Photo by Matthew Cavanaugh/Getty Images.

Uh oh, Mitt.

NBC News recently obtained White House visitors logs that show that Obama administration officials met with Mitt Romney’s own health care advisers a dozen times in 2009 to help craft the sweeping health care reform law that Republicans loathingly call Obamacare.

The disclosure is sure to be seized upon by Romney’s GOP rivals, who have blasted the Republican frontrunner for signing, and later defending, the Massachusetts state law that was seen as a model for the national one signed last year by the president.

While Romney has promised to dole out 50 state waivers that would, in effect, repeal the national law if he is elected, he’s been unable to win over some conservatives who question his sincerity.

Jon Gruber, an MIT economist who advised Romney on health care while he was governor and who attended five of the White House meetings in 2009, including one presided over by the president, offered this pull quote to NBC that we’ll all probably be seeing in a future attack ad by one of Romney’s rivals:

"The White House wanted to learn a lot on what we’d done in Massachusetts," Gruber said. "They really wanted to know how we can take that same approach we used in Massachusetts and turn that into a national model."

In case that wasn't enough to get Rick Perry's AV team salivating, Gruber also called Romney "the father of health-care reform," adding: "I think he is the single person most responsible for health care reform in the United States. … I’m not trying to make a political position or a political statement, I honestly feel that way. If Mitt Romney had not stood up for this reform in Massachusetts … I don’t think it would have happened nationally. So I think he really is the guy with whom it all starts."

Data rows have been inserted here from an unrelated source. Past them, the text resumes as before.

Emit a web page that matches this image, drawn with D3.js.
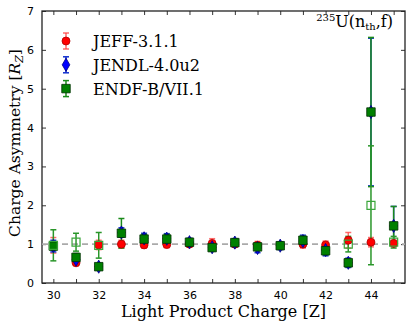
<!DOCTYPE html>
<html>
<head>
<meta charset="utf-8">
<script src="https://cdn.jsdelivr.net/npm/d3@7"></script>
<style>
  body { margin: 0; background: #fff; }
  .tick text { font-family: "DejaVu Sans", sans-serif; font-size: 11px; fill: #000; }
  .serif { font-family: "DejaVu Serif", serif; }
</style>
</head>
<body>
<div id="chart"></div>
<script>
const dim = { width: 416, height: 325 };
const margin = { top: 11, left: 42, right: 11, bottom: 42 };

// charge numbers
const charges = [30, 31, 32, 33, 34, 35, 36, 37, 38, 39, 40, 41, 42, 43, 44, 45];

// JEFF-3.1.1
const jeffVal = [0.97, 0.52, 0.98, 1.00, 0.98, 0.99, 1.00, 1.02, 1.00, 0.97, 0.96, 1.00, 0.98, 1.10, 1.05, 1.02];
const jeffErr = [0.20, 0.07, 0.12, 0.10, 0.08, 0.08, 0.06, 0.12, 0.06, 0.10, 0.06, 0.10, 0.10, 0.20, 0.12, 0.08];

// JENDL-4.0u2
const jendlVal = [0.95, 0.60, 0.42, 1.30, 1.15, 1.14, 1.05, 0.92, 1.04, 0.90, 0.96, 1.08, 0.85, 0.52, 4.40, 1.47];
const jendlErr = [0.15, 0.12, 0.08, 0.12, 0.13, 0.13, 0.10, 0.10, 0.10, 0.12, 0.10, 0.15, 0.15, 0.12, 1.90, 0.50];

// ENDF-B/VII.1
const endfVal = [0.95, 0.66, 0.42, 1.28, 1.13, 1.13, 1.05, 0.91, 1.04, 0.93, 0.96, 1.10, 0.83, 0.52, 4.40, 1.47];
const endfErr = [0.10, 0.10, 0.06, 0.38, 0.12, 0.12, 0.08, 0.08, 0.08, 0.08, 0.08, 0.10, 0.10, 0.10, 1.92, 0.50];

// ENDF open markers (no legend entry)
const openZ = [30, 31, 32, 43, 44, 45];
const openVal = [0.97, 1.05, 0.97, 1.00, 2.00, 1.05];
const openErr = [0.40, 0.23, 0.33, 0.20, 1.53, 0.15];

const xTicks = d3.range(30, 46, 1);
const xLabels = [30, 32, 34, 36, 38, 40, 42, 44];
const yTicks = [0, 1, 2, 3, 4, 5, 6, 7];

const svg = d3.select("#chart").append("svg")
    .attr("width", dim.width)
    .attr("height", dim.height);

const x = d3.scaleLinear()
    .domain([29.5, 45.5])
    .range([margin.left, dim.width - margin.right]);

const y = d3.scaleLinear()
    .domain([0, 7])
    .range([dim.height - margin.bottom, margin.top]);

// axes with inward ticks on every side
svg.append("g")
    .attr("transform", `translate(0,${y(0)})`)
    .call(d3.axisBottom(x).tickValues(xTicks).tickSizeInner(-4).tickSizeOuter(0).tickPadding(8)
        .tickFormat(d => xLabels.includes(d) ? d : ""));
svg.append("g")
    .attr("transform", `translate(0,${y(7)})`)
    .call(d3.axisTop(x).tickValues(xTicks).tickSizeInner(-4).tickSizeOuter(0).tickFormat(""));
svg.append("g")
    .attr("transform", `translate(${x(29.5)},0)`)
    .call(d3.axisLeft(y).tickValues(yTicks).tickSizeInner(-4).tickSizeOuter(0).tickPadding(8)
        .tickFormat(d3.format("d")));
svg.append("g")
    .attr("transform", `translate(${x(45.5)},0)`)
    .call(d3.axisRight(y).tickValues(yTicks).tickSizeInner(-4).tickSizeOuter(0).tickFormat(""));

svg.selectAll(".domain").attr("stroke", "none");
svg.selectAll(".tick line").attr("stroke", "#333");
svg.selectAll(".tick text").filter(function() { return this.textContent === ""; }).remove();

svg.append("rect")
    .attr("x", x(29.5)).attr("y", y(7))
    .attr("width", x(45.5) - x(29.5)).attr("height", y(0) - y(7))
    .attr("fill", "none").attr("stroke", "#222").attr("stroke-width", 1.3);

// reference line at 1
svg.append("line")
    .attr("x1", x(29.5)).attr("x2", x(45.5))
    .attr("y1", y(1)).attr("y2", y(1))
    .attr("stroke", "#aaa").attr("stroke-width", 1.6)
    .attr("stroke-dasharray", "6,4");

const series = [
    { name: "JEFF-3.1.1", z: charges, v: jeffVal, e: jeffErr, shape: d3.symbolCircle, size: 50, fill: "#ff0000", edge: "#b00000", bar: "rgba(255,60,60,0.75)" },
    { name: "JENDL-4.0u2", z: charges, v: jendlVal, e: jendlErr, shape: d3.symbolDiamond, size: 50, fill: "#0000ff", edge: "#000080", bar: "#1030d0" },
    { name: "ENDF-B/VII.1", z: charges, v: endfVal, e: endfErr, shape: d3.symbolSquare, size: 72, fill: "#008000", edge: "#003000", bar: "#1a8a1a" },
    { name: null, z: openZ, v: openVal, e: openErr, shape: d3.symbolSquare, size: 64, fill: "none", edge: "#3aa63a", bar: "#2a962a" }
];

const cap = 3;
const barLayer = svg.append("g");
const markLayer = svg.append("g");

series.forEach(s => {
    const pts = s.z.map((z, i) => ({ z: z, v: s.v[i], e: s.e[i] }));
    const g = barLayer.append("g").attr("stroke", s.bar).attr("stroke-width", 1.5);
    g.selectAll(".bar").data(pts).enter().append("line")
        .attr("x1", d => x(d.z)).attr("x2", d => x(d.z))
        .attr("y1", d => y(d.v - d.e)).attr("y2", d => y(d.v + d.e));
    g.selectAll(".capT").data(pts).enter().append("line")
        .attr("x1", d => x(d.z) - cap).attr("x2", d => x(d.z) + cap)
        .attr("y1", d => y(d.v + d.e)).attr("y2", d => y(d.v + d.e));
    g.selectAll(".capB").data(pts).enter().append("line")
        .attr("x1", d => x(d.z) - cap).attr("x2", d => x(d.z) + cap)
        .attr("y1", d => y(d.v - d.e)).attr("y2", d => y(d.v - d.e));
    markLayer.selectAll(null).data(pts).enter().append("path")
        .attr("d", d3.symbol().type(s.shape).size(s.size))
        .attr("transform", d => `translate(${x(d.z)},${y(d.v)})`)
        .attr("fill", s.fill)
        .attr("stroke", s.edge)
        .attr("stroke-width", s.fill === "none" ? 1.2 : 0.8);
});

// legend
const legend = svg.append("g");
series.filter(s => s.name).forEach((s, i) => {
    const ly = 41 + i * 23.8;
    const lx = 66;
    const g = legend.append("g").attr("stroke", s.bar).attr("stroke-width", 1.5);
    g.append("line").attr("x1", lx).attr("x2", lx).attr("y1", ly - 8).attr("y2", ly + 8);
    g.append("line").attr("x1", lx - cap).attr("x2", lx + cap).attr("y1", ly - 8).attr("y2", ly - 8);
    g.append("line").attr("x1", lx - cap).attr("x2", lx + cap).attr("y1", ly + 8).attr("y2", ly + 8);
    legend.append("path")
        .attr("d", d3.symbol().type(s.shape).size(s.size))
        .attr("transform", `translate(${lx},${ly})`)
        .attr("fill", s.fill).attr("stroke", s.edge).attr("stroke-width", 0.8);
    legend.append("text")
        .attr("class", "serif")
        .attr("x", 93).attr("y", ly + 6)
        .attr("font-size", 16)
        .text(s.name);
});

// annotation
const ann = svg.append("text")
    .attr("class", "serif")
    .attr("x", 393).attr("y", 27)
    .attr("text-anchor", "end")
    .attr("font-size", 16);
ann.append("tspan").attr("font-size", 10).attr("dy", -6).text("235");
ann.append("tspan").attr("dy", 6).text("U(n");
ann.append("tspan").attr("font-size", 10).attr("dy", 3).text("th");
ann.append("tspan").attr("dy", -3).text(",f)");

// axis labels
svg.append("text")
    .attr("class", "serif")
    .attr("x", (x(29.5) + x(45.5)) / 2)
    .attr("y", 317)
    .attr("text-anchor", "middle")
    .attr("font-size", 16)
    .text("Light Product Charge [Z]");

const yl = svg.append("text")
    .attr("class", "serif")
    .attr("transform", `translate(20,143) rotate(-90)`)
    .attr("text-anchor", "middle")
    .attr("font-size", 15.5);
yl.append("tspan").text("Charge Asymmetry [");
yl.append("tspan").attr("font-style", "italic").text("R");
yl.append("tspan").attr("font-style", "italic").attr("font-size", 11).attr("dy", 3).text("Z");
yl.append("tspan").attr("dy", -3).text("]");
</script>
</body>
</html>
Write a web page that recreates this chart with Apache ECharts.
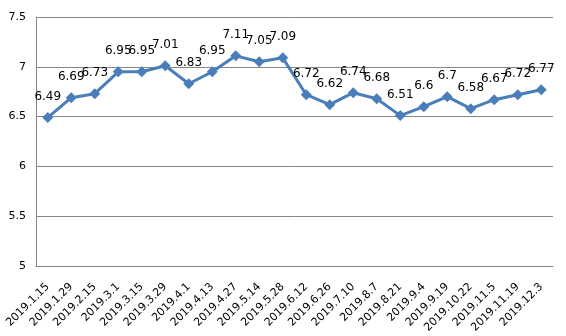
<!DOCTYPE html>
<html><head><meta charset="utf-8">
<script src="https://cdn.jsdelivr.net/npm/echarts@6/dist/echarts.min.js"></script>
<style>html,body{margin:0;padding:0;background:#fff}#c{width:566px;height:336px}</style>
</head><body><div id="c"></div>
<script>
var categories = ["2019.1.15","2019.1.29","2019.2.15","2019.3.1","2019.3.15","2019.3.29","2019.4.1","2019.4.13","2019.4.27","2019.5.14","2019.5.28","2019.6.12","2019.6.26","2019.7.10","2019.8.7","2019.8.21","2019.9.4","2019.9.19","2019.10.22","2019.11.5","2019.11.19","2019.12.3"];
var values = [6.49,6.69,6.73,6.95,6.95,7.01,6.83,6.95,7.11,7.05,7.09,6.72,6.62,6.74,6.68,6.51,6.6,6.7,6.58,6.67,6.72,6.77];
var chart = echarts.init(document.getElementById('c'));
chart.setOption({
  animation:false,
  grid:{left:36,right:13,top:17,bottom:70,containLabel:false},
  xAxis:{type:'category',data:categories,boundaryGap:true,
    axisLine:{lineStyle:{color:'#868686',width:1}},
    axisTick:{show:false},
    axisLabel:{rotate:45,interval:0,color:'#000',fontSize:11,fontFamily:'DejaVu Sans',margin:19}},
  yAxis:{type:'value',min:5,max:7.5,interval:0.5,
    axisLine:{show:true,lineStyle:{color:'#868686'}},
    axisTick:{show:false},
    splitLine:{lineStyle:{color:'#868686'}},
    axisLabel:{color:'#000',fontSize:11,fontFamily:'DejaVu Sans',margin:10}},
  series:[{type:'line',data:values,
    lineStyle:{color:'#4a7ebb',width:3},
    itemStyle:{color:'#4a7ebb'},
    symbol:'diamond',symbolSize:11,
    label:{show:true,position:'top',distance:9,color:'#000',fontSize:12,fontFamily:'DejaVu Sans'}}]
});
</script></body></html>
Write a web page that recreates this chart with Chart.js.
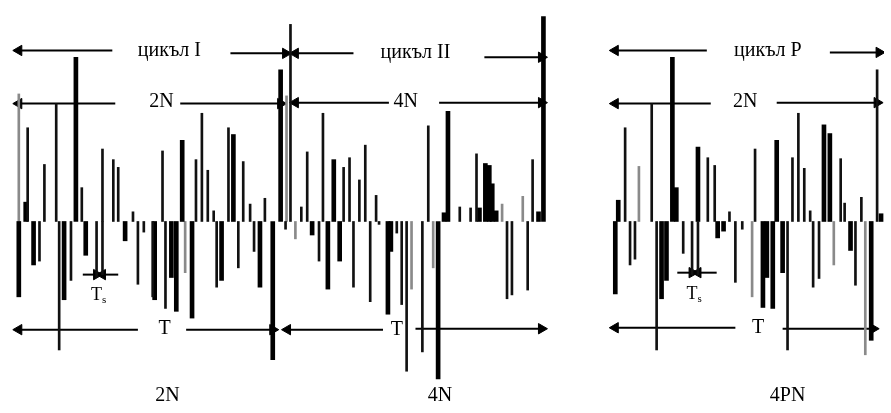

The report comes one day after Perry unveiled a new ad incriminating Romney as a flip-flopper, an Obama lackey and, in one scene, even the president’s (white) twin. "When it comes to government-mandated health care, there is no difference between Mitt Romney and President Obama," Perry spokesman, Mark Miner, said in a statement accompanying the ad.

Romney’s camp, as expected, is playing down the link between Romneycare and Obamacare, and doing so by distancing themselves from Gruber. But Gruber is defending Romney, saying that he is "proud" of the former governor for "sticking up for what he did in Massachusetts" but is "disappointed" about his current efforts to make distinctions between the state law and the Affordable Care Act.